The following editorial appeared in the Lincoln Journal Star
As the 2014 Legislature wound down, attention was focused on the emotional side of its work, with more than a few members opining that the negativity and nastiness was the worst they had experienced.
With time, we predict, that impression will fade. This session will be remembered most for its substantial body of work rather than the feelings that were bruised along the way.
The session was also marked by the awareness of impending change. Seventeen senators will be leaving, in accordance with the periodic renewal ordained by the term limits. And, for the first time in a decade, there will be a new governor in the Statehouse when senators gather for the next regular session.
As is our custom, here is a smattering of observations on the highlights and lowlights.
Mighty mouse. Tea party critics might assert that after all the sturm und drang kicked off by Gov. Dave Heineman’s tax reform gambit last year, the Legislature labored mightily to produce a mouse. Wrong. $412 million in tax relief over the next five years is a big deal. And the governor is justified in taking a share of the credit. He started the discussion.
Or we die. State Sen. Tom Carlson convinced his colleagues to start spending tax money on projects to ensure that Nebraska can sustain its precious supply of water. This accomplishment will seem more important to succeeding generations. Moreover, it’s good to see a conservative elected official on the side of sustainability. Take that slap to the side of the head, billionaire think tanks.

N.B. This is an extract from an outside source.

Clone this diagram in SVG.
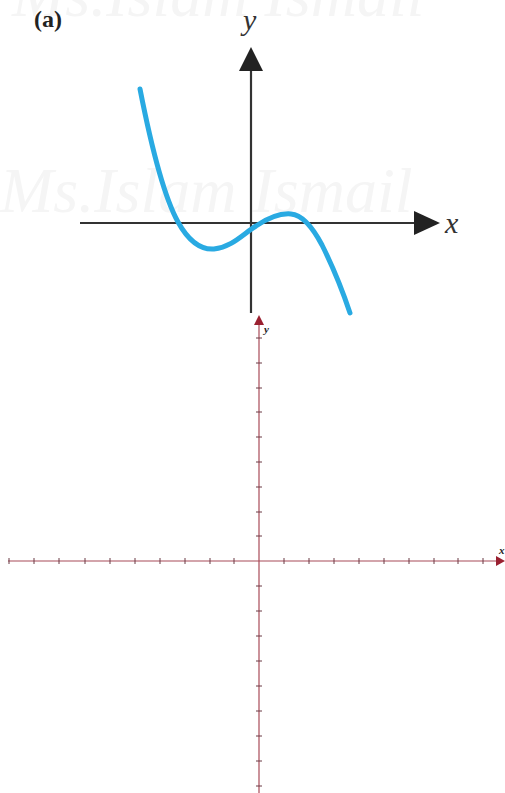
<svg xmlns="http://www.w3.org/2000/svg" width="505" height="793" viewBox="0 0 505 793">
<style>
.wm{font-family:"Liberation Serif",serif;font-style:italic;font-size:64px;fill:#f5f5f5}
.ax{stroke:#333;stroke-width:2.2;fill:none}
.lab{font-family:"Liberation Serif",serif;font-style:italic;font-size:30px;fill:#333}
.rax{stroke:#a84a58;stroke-width:1.2;fill:none}
.tick{stroke:#6a3a44;stroke-width:1}
.small{font-family:"Liberation Serif",serif;font-style:italic;font-weight:bold;font-size:11px;fill:#222}
</style>
<rect width="505" height="793" fill="#fff"/>
<g id="watermark">
<text class="wm" x="12" y="16">Ms.Islam Ismail</text>
<text class="wm" x="0" y="212">Ms.Islam Ismail</text>
</g>
<g id="graph-a">
<text x="34" y="27" font-family="Liberation Serif,serif" font-weight="bold" font-size="24" fill="#222">(a)</text>
<line class="ax" x1="80" y1="223" x2="418" y2="223"/>
<polygon points="414,211 440,223 414,235" fill="#222"/>
<line class="ax" x1="251" y1="313" x2="251" y2="66"/>
<polygon points="239,71 251,47 263,71" fill="#222"/>
<text class="lab" x="445" y="233">x</text>
<text class="lab" x="243" y="30">y</text>
<path d="M140,89 C150,140 163,195 178,222 C188,240 200,250 214,249 C232,247 243,234 256,226 C268,218 280,213 291,214 C303,215 313,228 322,245 C333,267 343,292 350,313" fill="none" stroke="#29aae2" stroke-width="5" stroke-linecap="round"/>
</g>
<g id="graph-b">
<line class="rax" x1="8" y1="561" x2="498" y2="561"/>
<polygon points="496,556 505,561 496,566" fill="#9a2030"/>
<line class="rax" x1="259" y1="793" x2="259" y2="322"/>
<polygon points="254,325 259,315 264,325" fill="#9a2030"/>
<g class="tick">
<line x1="9" y1="558" x2="9" y2="564"/><line x1="34" y1="558" x2="34" y2="564"/><line x1="59" y1="558" x2="59" y2="564"/><line x1="85" y1="558" x2="85" y2="564"/><line x1="110" y1="558" x2="110" y2="564"/><line x1="135" y1="558" x2="135" y2="564"/><line x1="160" y1="558" x2="160" y2="564"/><line x1="185" y1="558" x2="185" y2="564"/><line x1="210" y1="558" x2="210" y2="564"/><line x1="234" y1="558" x2="234" y2="564"/>
<line x1="284" y1="558" x2="284" y2="564"/><line x1="309" y1="558" x2="309" y2="564"/><line x1="334" y1="558" x2="334" y2="564"/><line x1="359" y1="558" x2="359" y2="564"/><line x1="384" y1="558" x2="384" y2="564"/><line x1="409" y1="558" x2="409" y2="564"/><line x1="434" y1="558" x2="434" y2="564"/><line x1="458" y1="558" x2="458" y2="564"/><line x1="483" y1="558" x2="483" y2="564"/>
<line x1="256" y1="338" x2="262" y2="338"/><line x1="256" y1="363" x2="262" y2="363"/><line x1="256" y1="388" x2="262" y2="388"/><line x1="256" y1="412" x2="262" y2="412"/><line x1="256" y1="437" x2="262" y2="437"/><line x1="256" y1="462" x2="262" y2="462"/><line x1="256" y1="487" x2="262" y2="487"/><line x1="256" y1="512" x2="262" y2="512"/><line x1="256" y1="536" x2="262" y2="536"/>
<line x1="256" y1="586" x2="262" y2="586"/><line x1="256" y1="611" x2="262" y2="611"/><line x1="256" y1="636" x2="262" y2="636"/><line x1="256" y1="661" x2="262" y2="661"/><line x1="256" y1="686" x2="262" y2="686"/><line x1="256" y1="711" x2="262" y2="711"/><line x1="256" y1="736" x2="262" y2="736"/><line x1="256" y1="761" x2="262" y2="761"/><line x1="256" y1="786" x2="262" y2="786"/>
</g>
<text class="small" x="264" y="333">y</text>
<text class="small" x="499" y="554">x</text>
</g>
</svg>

Wait till next year. One of the disappointments of the session was the failure of the Legislature to approve expansion of Medicaid. The wisdom and practicality of expansion will become more evident as time rolls on. The effort led by Sen. Kathy Campbell of Lincoln will triumph in the end.
Roadblock. Too bad the Legislature did not seize a rare opportunity to make a giant leap forward in road building by approving the issuance of highway bonds. As the economy heats up, the door may be closing on the chance to take advantage of record low interest rates, and avoid high costs.
Talk, talk, talk. Once again the Legislature was marred by overuse of the filibuster. Jamming the pipelines with filibusters on cigarette lights and amber lights? Really? Maybe the next crop of senators will reduce the number of votes required to end debate from 33 to 30.
Cellblock tango. State Sen. Brad Carlson of Omaha shoehorned another bit of incremental prison reform into law. More than $10 million for mental health treatment and re-entry programs will help slow the revolving door at state prisons.
Mountain lions. Sen. Ernie Chambers will be back again to battle for a ban on hunting the iconic feline. Could the Game and Parks Commission auction “hunts” where the trophy is a photo instead of a pelt?